Like most things, skate blades need to be maintained to work their best. When your skates lose their edge, you can get them sharpened at a sports specialty store or the pro shop at the arena where you skate. Another option is to pick up a hand skate sharpener to maintain your blades in between professional sharpenings. There’s a bit of technique involved so ask your local pro shop for direction before attempting to sharpen skates yourself.
Ice skate bags
Blades can be easily damaged or dulled, so it’s a good idea to transport your skates in a protective bag such as a skate bag. These bags have handles for easy carrying and some even come in the shape of your skates. If you skate just for fun or figure skate, a skate bag should be all you need to carry your skates. Hockey players will need a larger hockey bag to carry all of their equipment.
Skate trainers are used to assist those just learning how to skate. Similar to a walker, they give new skaters something stable to grasp as they learn to balance on their skates. Skate trainers are lightweight and often foldable for convenient storage. Make sure you use one that’s sturdy enough to support the beginner’s body weight.
Skate laces and tighteners
When shopping for replacement laces, be sure to check the packaging and get the right length for your skate size. Wax laces are better than the non-wax variety for tying your skates up snug, but a good lace tightener is designed to help give your laces that extra pull for the perfect fit. Metal lace tighteners are a bit more expensive, but they’re also more durable.
Helmets are a must for anyone learning to skate. Young skaters must wear helmets and should also consider knee and elbow pads to help protect them from tumbles on the ice. Skate blades should be covered with skate guards when not in use: they keep the edges sharp and prevent injury to others. Those playing hockey will need to buy a full set of hockey-specific safety gear, including a helmet with visor, protective cup, hockey gloves, hockey pants and shoulder pads.

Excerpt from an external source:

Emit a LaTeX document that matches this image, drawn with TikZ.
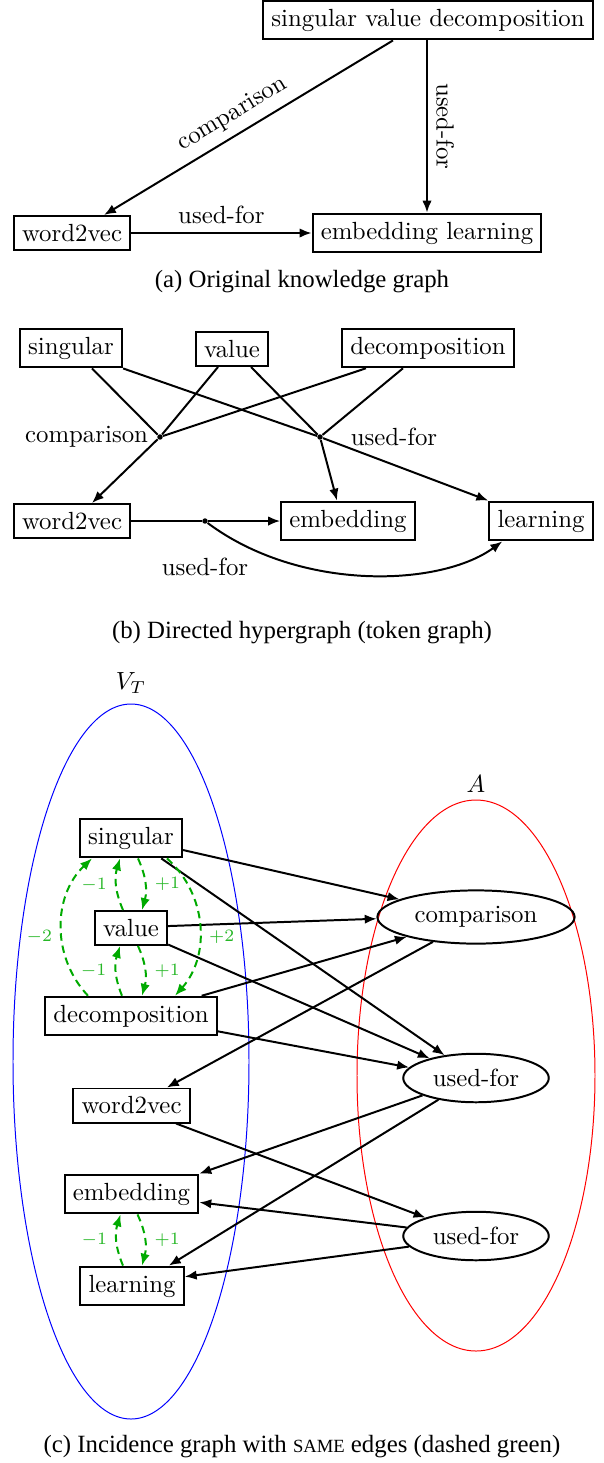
\documentclass[tikz,border=0pt]{standalone}
\usepackage{fontspec}
\newfontfamily\capfont{Liberation Serif}
\usetikzlibrary{arrows.meta,calc,shapes.geometric}
\definecolor{samegreen}{RGB}{0,170,0}
\begin{document}
\begin{tikzpicture}[x=0.403pt,y=0.403pt,
  box/.style={draw,thick,rectangle,inner sep=3.33pt},
  ell/.style={draw,thick,ellipse,inner sep=3.33pt},
  arr/.style={thick,-{Latex[length=4.8pt,width=3.8pt]}},
  ln/.style={thick},
  hub/.style={circle,fill,inner sep=0pt,minimum size=2.2pt},
  samee/.style={thick,samegreen,dash pattern=on 3pt off 2pt,-{Latex[length=4.8pt,width=3.8pt]}},
  lab/.style={font=\scriptsize,text=samegreen!85!white,inner sep=3.5pt},
  captxt/.style={font=\capfont}
]
\useasboundingbox (0,0) rectangle (604,-1463);

% ---------- (a) ----------
\node[box] (svd) at (428,-20) {singular value decomposition};
\node[box] (w2va) at (72,-233) {word2vec};
\node[box] (ela) at (427,-233) {embedding learning};
\draw[arr] ($(svd.south)+(-35,0)$) -- node[sloped,above,pos=0.52]{comparison} ($(w2va.north)+(32,0)$);
\draw[arr] (svd.south -| ela.north) -- node[midway,rotate=-90,anchor=south]{used-for} (ela.north);
\draw[arr] (w2va.east) -- node[above]{used-for} (ela.west);
\node[captxt] (capa) at (302,-282) {(a) Original knowledge graph};

% ---------- (b) ----------
\node[box] (sgb) at (71,-348) {singular};
\node[box] (vab) at (232,-349) {value};
\node[box] (dcb) at (428,-348) {decomposition};
\node[hub] (hc) at (160,-437) {};
\node[hub] (hu) at (320,-437) {};
\node[box] (w2vb) at (72,-521) {word2vec};
\node[box] (emb) at (348,-521) {embedding};
\node[box] (lnb) at (541,-521) {learning};
\node[hub] (h3) at (205,-521) {};
\node[left] (lblc) at (hc.west) {comparison};
\node (lblu) at (394,-437) {used-for};
\node (lbl3) at (205,-567) {used-for};

\draw[ln] ($(sgb.south)+(21,0)$) -- (hc);
\draw[ln] ($(vab.south)+(-14,0)$) -- (hc);
\draw[ln] ($(dcb.south)+(-62,0)$) -- (hc);
\draw[arr] (hc) -- ($(w2vb.north)+(20,0)$);
\draw[ln] (sgb.south east) -- (hu);
\draw[ln] ($(vab.south)+(19,0)$) -- (hu);
\draw[ln] ($(dcb.south)+(-25,0)$) -- (hu);
\draw[arr] (hu) -- ($(emb.north)+(-11,0)$);
\draw[arr] (hu) -- (lnb.north west);
\draw[ln] (w2vb.east) -- (h3);
\draw[arr] (h3) -- (emb.west);
\draw[arr] (h3) .. controls (300,-592) and (440,-587) .. ($(lnb.south west)+(14,0)$);
\node[captxt] (capb) at (302,-633) {(b) Directed hypergraph (token graph)};

% ---------- (c) ----------
\draw[blue,line width=0.4pt] (131,-1061.5) ellipse [x radius=118, y radius=357.5];
\node (vt) at (131,-683) {$V_T$};
\draw[red,line width=0.4pt] (476,-1075.5) ellipse [x radius=119, y radius=275.5];
\node (aa) at (476,-784) {$A$};

\node[box] (sgc) at (131,-838) {singular};
\node[box] (vac) at (131,-928) {value};
\node[box] (dcc) at (131,-1016) {decomposition};
\node[box] (w2vc) at (131.5,-1105.5) {word2vec};
\node[box] (emc) at (131.5,-1194) {embedding};
\node[box] (lnc) at (132,-1286) {learning};
\node[ell] (cmp) at (476,-917) {comparison};
\node[ell] (uf1) at (476,-1078) {used-for};
\node[ell] (uf2) at (476,-1236) {used-for};

\draw[arr] (sgc.-13) -- (cmp.167);
\draw[arr] (sgc.-34) -- (uf1.144);
\draw[arr] (vac.3) -- (cmp.181);
\draw[arr] (vac.-24) -- (uf1.157);
\draw[arr] (dcc.16) -- (cmp.196);
\draw[arr] (dcc.-10) -- (uf1.171);
\draw[arr] (cmp.210) -- (w2vc.27);
\draw[arr] (w2vc.-22) -- (uf2.160);
\draw[arr] (uf1.198) -- (emc.north east);
\draw[arr] (uf1.210) -- (lnc.29);
\draw[arr] (uf2.173) -- (emc.-7);
\draw[arr] (uf2.189) -- (lnc.10);

\draw[samee] ($(vac.north)+(-8,0)$) to[bend left=20] node[lab,left]{$-1$} ($(sgc.south)+(-11,0)$);
\draw[samee] ($(sgc.south)+(7,0)$) to[bend left=20] node[lab,right]{$+1$} ($(vac.north)+(11,0)$);
\draw[samee] ($(dcc.north)+(-9,0)$) to[bend left=20] node[lab,left]{$-1$} ($(vac.south)+(-11,0)$);
\draw[samee] ($(vac.south)+(7,0)$) to[bend left=20] node[lab,right]{$+1$} ($(dcc.north)+(11,0)$);
\draw[samee] ($(dcc.north)+(-43,0)$) to[bend left=45] node[lab,left,pos=0.43]{$-2$} ($(sgc.south)+(-39,0)$);
\draw[samee] ($(sgc.south)+(36,0)$) to[bend left=45] node[lab,right,pos=0.58]{$+2$} ($(dcc.north)+(44,0)$);
\draw[samee] ($(lnc.north)+(-9,0)$) to[bend left=20] node[lab,left]{$-1$} ($(emc.south)+(-11,0)$);
\draw[samee] ($(emc.south)+(6,0)$) to[bend left=20] node[lab,right]{$+1$} ($(lnc.north)+(10,0)$);

\node[captxt] (capc) at (302,-1447) {(c) Incidence graph with {\fontsize{7.5pt}{9pt}\selectfont SAME} edges (dashed green)};
\end{tikzpicture}
\end{document}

Molded from plastic and featuring a chromed metal cag, the Road Warrior Protégé Deluxe Street Hockey Goalie Mask is designed to help provide full face protection with a pro-style look and feel. It’s also fully adjustable with a padded back head plate and five-point elastic harness system to fit most players.

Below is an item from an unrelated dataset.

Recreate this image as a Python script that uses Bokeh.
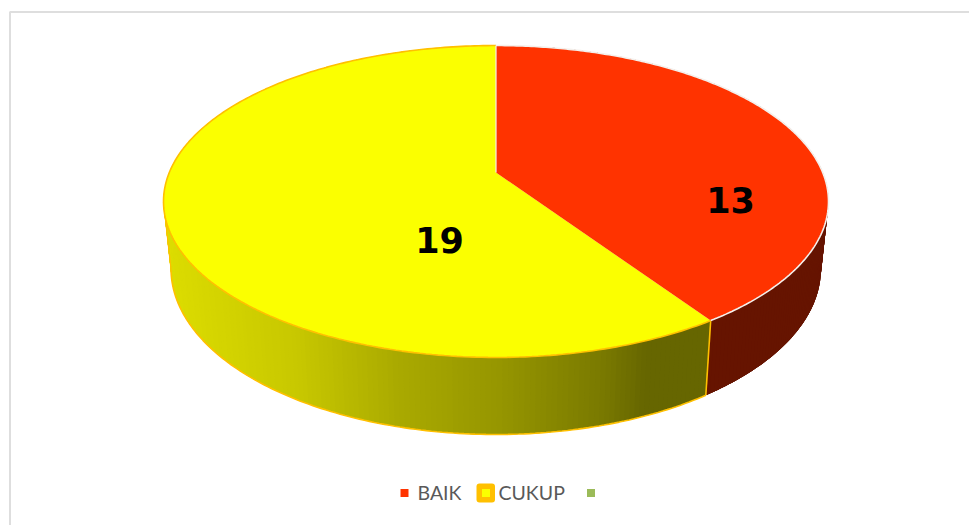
import numpy as np
from bokeh.core.properties import value
from bokeh.embed import file_html
from bokeh.models import ColumnDataSource
from bokeh.plotting import figure
from bokeh.resources import INLINE

# Series
categories = ["BAIK", "CUKUP", ""]
values = [13, 19, 0]
top_colors = ["#FF3300", "#FBFF00", "#9BBB59"]
edge_colors = ["#F4F0EC", "#FFC000", "#9BBB59"]
label_xy = [(730, 199), (439, 239)]

# Pie projection: a circle seen in perspective, for the top face and the base
CENTER_X = 495.5
TILT = 0.1859
TOP = dict(a=326.7, c=172.0, b=-118.6)
BASE = dict(a=319.3, c=237.4, b=-115.9)

# Wall shading of the long slice, left to right (x position, green/red level)
SHADE_X = [165, 300, 400, 500, 600, 645, 710]
SHADE_LEVEL = [222, 200, 170, 150, 122, 102, 102]
RED_WALL = "#661400"


def project(theta, disc):
    """Map a clockwise angle from the back of the pie to page coordinates."""
    u, v = np.sin(theta), np.cos(theta)
    w = 1 + TILT * v
    return CENTER_X + disc["a"] * u / w, (disc["c"] + disc["b"] * v) / w


total = sum(values)
bounds = np.cumsum([0] + values) / total * 2 * np.pi

p = figure(width=969, height=525, x_range=(0, 969), y_range=(525, 0),
           output_backend="svg", toolbar_location=None, min_border=0,
           background_fill_color="white", border_fill_color="white")
p.axis.visible = False
p.grid.visible = False
p.outline_line_color = None

# Chart frame: only the top and left edges show
p.line([9.5, 9.5, 969], [525, 11.5, 11.5], line_color="#DEDEDE", line_width=2)

# Side walls: overlapping facets painted in rim order, so the shading runs
# smoothly with no hairline gaps between neighbours
OVERLAP = 4
for i in (0, 1):
    if values[i] == 0:
        continue
    t = np.linspace(bounds[i], bounds[i + 1], 2 + int(values[i] * 14))
    px, py = project(t, TOP)
    qx, qy = project(t, BASE)
    xs, ys = [], []
    for j in range(len(t) - 1):
        k = min(j + OVERLAP, len(t) - 1)
        xs.append(np.r_[px[j:k + 1], qx[j:k + 1][::-1]])
        ys.append(np.r_[py[j:k + 1], qy[j:k + 1][::-1]])
    if i == 0:
        colors = [RED_WALL] * len(xs)
    else:
        levels = np.interp((qx[:-1] + qx[1:]) / 2, SHADE_X, SHADE_LEVEL)
        colors = ["#%02x%02x00" % (int(l), int(l)) for l in levels]
    p.patches(xs, ys, fill_color=colors, line_color=None)

    if i == 1:
        # Gold trim along the visible lower rim, the left silhouette and the seam
        left = int(np.argmin(qx))
        p.line(list(qx[:left + 1]), list(qy[:left + 1]), line_color="#FFC000", line_width=1.6)
        p.line([px[left], qx[left]], [py[left], qy[left]], line_color="#FFC000", line_width=1.2)
        p.line([px[0], qx[0]], [py[0], qy[0]], line_color="#FFC000", line_width=1.6)

# Top faces
apex_y = TOP["c"]
for i in (1, 0):
    if values[i] == 0:
        continue
    t = np.linspace(bounds[i], bounds[i + 1], 240)
    x, y = project(t, TOP)
    p.patch(np.r_[CENTER_X, x], np.r_[apex_y, y], fill_color=top_colors[i], line_color=None)
    p.line(x, y, line_color=edge_colors[i], line_width=1.6)
x0, y0 = project(bounds[:1], TOP)
p.line([CENTER_X, x0[0]], [apex_y, y0[0]], line_color="#F4F0EC", line_width=1.2)

# Slice values
labels = ColumnDataSource(dict(x=[c[0] for c in label_xy], y=[c[1] for c in label_xy],
                               text=[str(v) for v in values[:2]]))
p.text("x", "y", "text", source=labels, text_font=value("DejaVu Sans"), text_font_style="bold",
       text_font_size="35px", text_color="black", text_align="center", text_baseline="middle")

# Legend row, with the middle entry highlighted
p.quad(left=476, right=494.5, top=483, bottom=502, fill_color="#FFC000", line_color=None, border_radius=3)
for cx, color in zip([404, 485.5, 590.5], top_colors):
    p.quad(left=cx - 4, right=cx + 4, top=488.5, bottom=496.5, fill_color=color, line_color=None)
p.text([417, 498], [492, 492], text=categories[:2], text_font=value("Lato"), text_font_size="19.5px",
       text_color="#595959", text_align="left", text_baseline="middle")

open("out.html", "w").write(file_html(p, INLINE))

Young ones new to skating could benefit from snow pants to keep them dry and help cushion their numerous falls. Recreational skaters should wear comfortable, warm clothes that aren’t baggy. Hockey players perform best with thermal tops and bottoms worn under their hockey gear. For figure skaters, a leotard with a skirt for a girl and athletic pants and a sweater for a boy is most appropriate.
For extra care of your blades and skate boot, use a skate wiping cloth. You can also purchase a blade soaker to prevent the blades from rusting when not in use.
Feet can get cold when skating, especially on outdoor ice rinks. Socks should provide proper insulation and help wick away moisture from the skin.
Help keep feet warm and cozy so you can enjoy longer ice time with thermal socks like these pretty-in-pink beauties by Kodiak. Heavyweight cotton fibers insulate against the cold, while spandex helps keep socks in place.
When it comes to ice skating essentials, there’s more to the sport than just skates. Having the right gear and accessories is key to a safe, comfortable family outing to the local indoor rink. When is the best age to introduce kids to skating? Karen De Vito, a professional skating coach, tells Today’s Parent that kids are ready to start on skates somewhere between the ages of three and five. Be patient, she cautions parents. “It’s a whole new environment, new equipment and new skill set,” De Vito explains. “It can take quite a while for children to start to feel confident.”